Good advice, if I do say so myself, but what does it mean and how can any of us do that?
Sherwood Anderson didn’t say to his son, “The object of art is to make a living.” He said, “The object of art … is to save yourself.”
But save ourselves how?
We begin, in my experience, by mining our own energy. We latch onto story ideas because there is something about an idea that draws more ideas the way a magnet pulls in iron filings. I never ask myself why a particular idea appeals to me. I simply take note of the buzz that it generates in my brain once it lodges there.
Looking at the reason behind that excitement would be a buzz killer. If I did that, my story would get too small. I’d end up looking only at myself, and my energy would dribble away.

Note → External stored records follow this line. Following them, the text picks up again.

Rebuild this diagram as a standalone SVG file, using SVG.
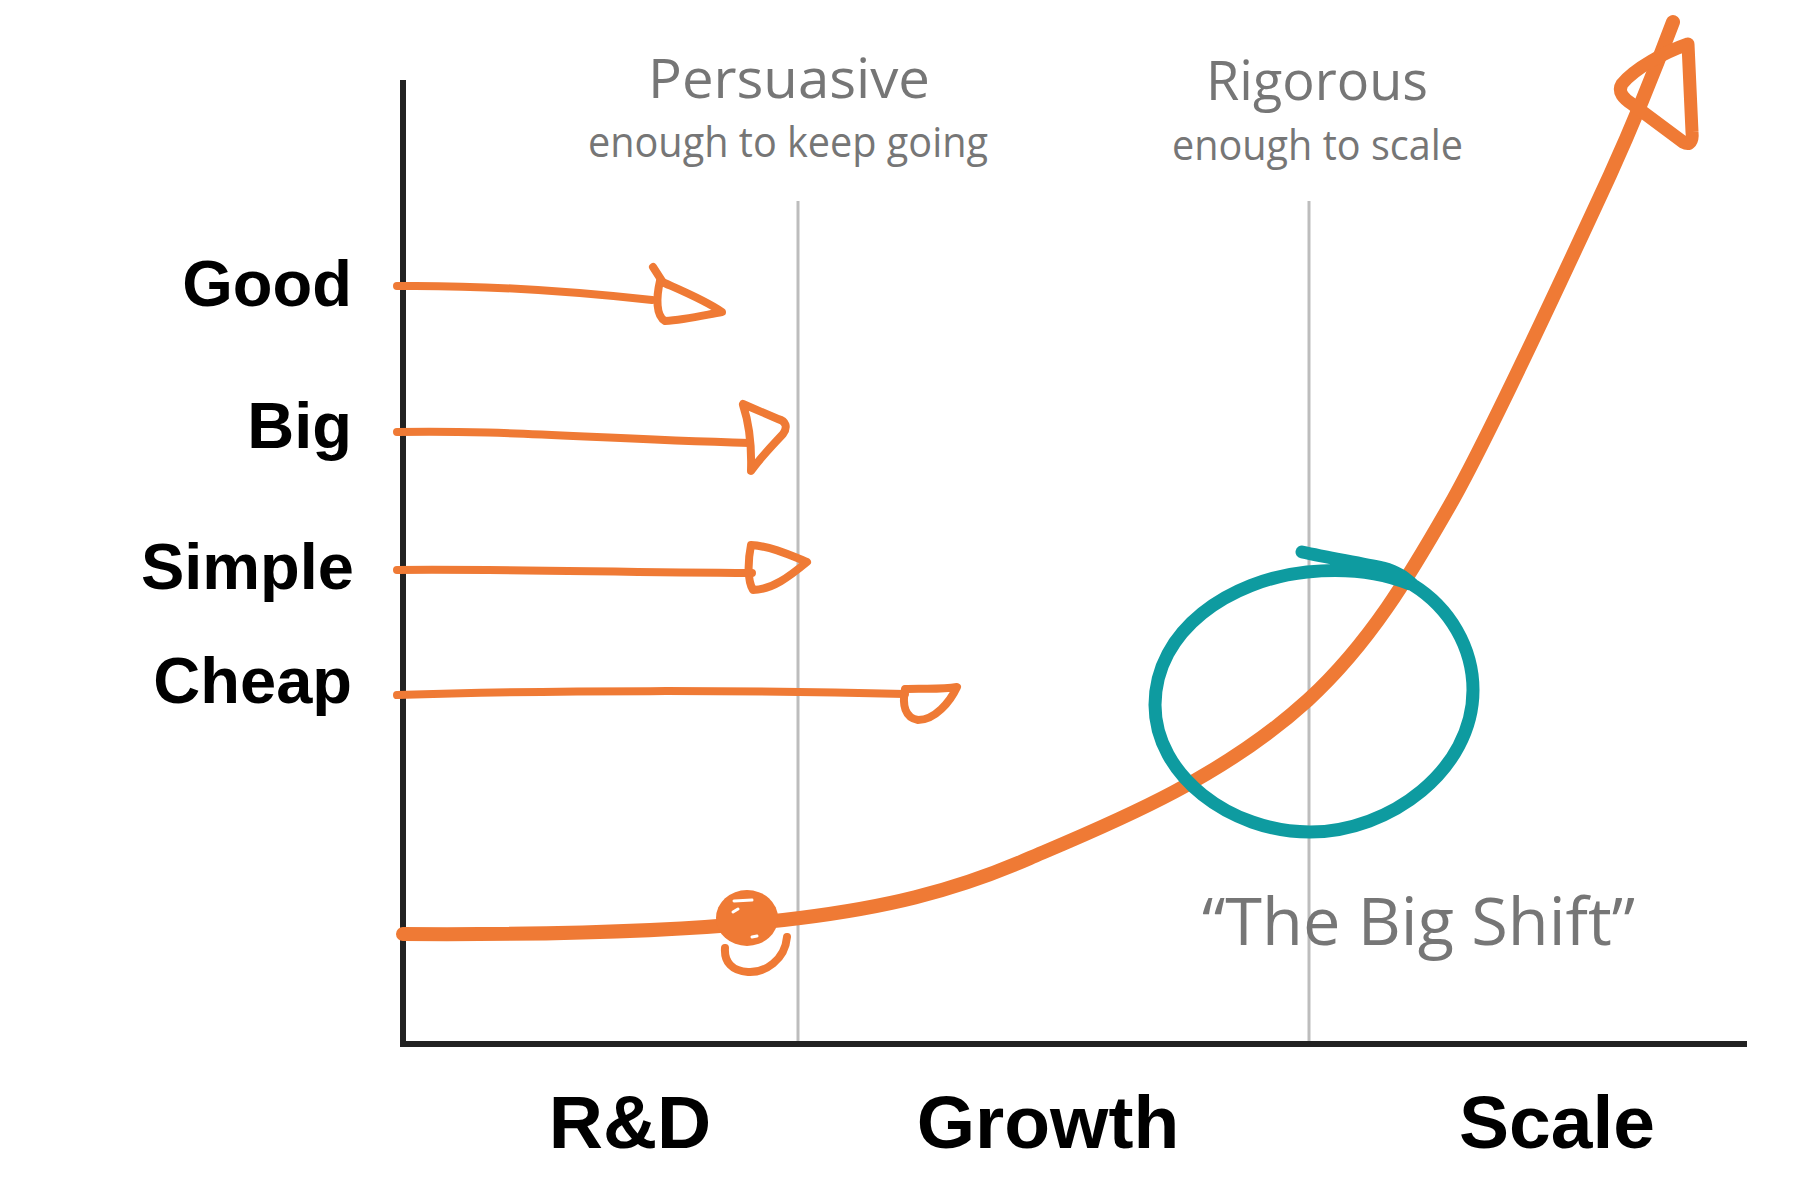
<svg xmlns="http://www.w3.org/2000/svg" width="1800" height="1200" viewBox="0 0 1800 1200">
<style>
.lbl{font-family:"Liberation Sans",Arial,sans-serif;font-weight:bold;fill:#000}
.hand{font-family:"Open Sans","Noto Sans",sans-serif;fill:#767676}
.or{fill:none;stroke:#EF7A35;stroke-linecap:round;stroke-linejoin:round}
.thin{stroke-width:8}
.teal{fill:none;stroke:#0E9BA0;stroke-width:13;stroke-linecap:round;stroke-linejoin:round}
.grid{stroke:#BDBDBD;stroke-width:3}
.axis{stroke:#222;stroke-width:6;fill:none}
</style>
<rect width="1800" height="1200" fill="#fff"/>
<g id="gridlines">
<line class="grid" x1="798" y1="201" x2="798" y2="1044"/>
<line class="grid" x1="1309" y1="201" x2="1309" y2="1044"/>
</g>
<g id="axes">
<path class="axis" d="M403 80 L403 1044 L1747 1044"/>
</g>
<g id="y-labels">
<text class="lbl" x="352" y="306" font-size="65" text-anchor="end">Good</text>
<text class="lbl" x="352" y="448" font-size="65" text-anchor="end">Big</text>
<text class="lbl" x="354" y="589" font-size="65" text-anchor="end">Simple</text>
<text class="lbl" x="352" y="703" font-size="65" text-anchor="end">Cheap</text>
</g>
<g id="x-labels">
<text class="lbl" x="630" y="1148" font-size="75" text-anchor="middle">R&amp;D</text>
<text class="lbl" x="1048" y="1148" font-size="75" text-anchor="middle">Growth</text>
<text class="lbl" x="1557" y="1148" font-size="75" text-anchor="middle">Scale</text>
</g>
<g id="persuasive">
<text class="hand" x="648" y="98" font-size="54" textLength="282" lengthAdjust="spacingAndGlyphs">Persuasive</text>
<text class="hand" x="588" y="157" font-size="42" textLength="400" lengthAdjust="spacingAndGlyphs">enough to keep going</text>
</g>
<g id="rigorous">
<text class="hand" x="1206" y="100" font-size="54" textLength="222" lengthAdjust="spacingAndGlyphs">Rigorous</text>
<text class="hand" x="1172" y="160" font-size="42" textLength="291" lengthAdjust="spacingAndGlyphs">enough to scale</text>
</g>
<g id="big-shift">
<text class="hand" x="1202" y="945" font-size="66" textLength="433" lengthAdjust="spacingAndGlyphs">“The Big Shift”</text>
</g>
<g id="connectors">
<g id="arrow-good">
<path class="or thin" d="M397 286 C480 285 560 290 652 300"/>
<path class="or thin" d="M653 267 L662 281"/>
<path class="or thin" d="M660 281 C656 298 656 316 665 321 C685 320 705 315 722 312 C705 300 680 290 660 281 Z"/>
</g>
<g id="arrow-big">
<path class="or thin" d="M397 432 C500 430 580 438 750 443"/>
<path class="or thin" d="M743 405 C748 420 752 440 751 471 C760 458 772 446 783 434 C788 427 786 421 778 419 L743 404"/>
</g>
<g id="arrow-simple">
<path class="or thin" d="M397 570 C500 569 600 572 752 573"/>
<path class="or thin" d="M751 545 C748 560 747 580 753 590 C772 590 790 576 807 562 C790 555 770 546 751 545 Z"/>
</g>
<g id="arrow-cheap">
<path class="or thin" d="M397 695 C550 690 750 690 905 694"/>
<path class="or thin" d="M905 689 C902 705 905 718 918 720 C935 720 950 702 957 687 C940 690 920 688 905 689 Z"/>
</g>
<g id="growth-curve">
<path class="or" stroke-width="14" d="M403 934 C560 935 700 931 800 918 C880 908 950 893 1030 858 C1110 824 1220 780 1308 700 C1370 643 1410 575 1450 505 C1490 435 1580 240 1610 175 C1635 120 1655 70 1673 22"/>
<path class="or" stroke-width="13" d="M1688 44 C1665 52 1635 68 1622 84 C1617 92 1624 99 1632 104 L1683 142 C1690 146 1693 141 1692 132 L1688 44"/>
<ellipse cx="747" cy="918" rx="31" ry="28" fill="#EF7A35"/>
<path class="or thin" d="M787 937 C785 960 765 973 748 972 C732 971 724 962 725 948"/>
<path d="M734 901 L752 900 M733 912 L738 909 M752 937 L757 936" stroke="#fff" stroke-width="3" stroke-linecap="round" fill="none"/>
</g>
<g id="shift-circle">
<path class="teal" d="M1302 552 C1330 558 1360 563 1383 568 C1398 572 1405 578 1413 585 C1450 608 1473 648 1473 690 C1473 770 1390 832 1310 832 C1230 832 1155 775 1155 705 C1155 630 1230 580 1307 572 C1345 568 1380 572 1410 584"/>
</g>
</g>
</svg>
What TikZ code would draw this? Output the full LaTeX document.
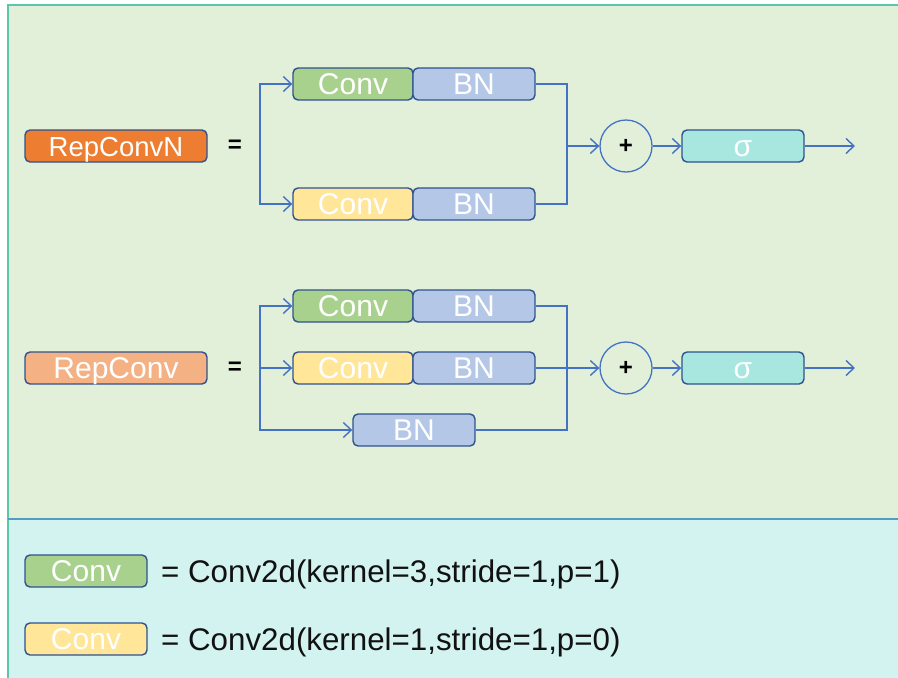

When my son died, about eight years ago, I was writing early readers for Random House Stepping Stone. And so, despite what was happening in my life, I rummaged around for an idea for my next book. I found one in my own childhood fantasies about my dolls. I decided to write about a china doll that comes to life. The animated doll looks into her dollhouse mirror and finds herself so perfect that she must surely be a princess. She also decides that the flesh-and-blood, far-from-perfect human girl hovering over her must be meant to be her servant. Why not? And my story took off from there.
That’s where it started, but not where it went. A new element showed up between my childhood fantasies of animate dolls and the writing of my story. I discovered that the girl’s tear brought the doll to life. And ultimately that tear turned The Very Little Princess into a story about mortality. What else could I write about at such a time?
I didn’t stop to notice until the story lay before me, completed, that I was writing about my son’s death. But I let my grief into the story because my grief was the substance I had to work out of just then. And that’s what made The Very Little Princess mine, a story only I could write.
I never asked what the market might want. I didn’t even ask what the editor I was working with wanted. I simply wrote to save myself without knowing that was what I was doing. (And then, incidentally, I rewrote to satisfy the editor, who found herself surprised by what she received. But I rewrote keeping the heart of my grief as the energetic core of the story.)
The story that matters, always, is the one that saves us, the one only I—only you—can write. And curiously enough, that also usually turns out to be the story we have the best chance of selling.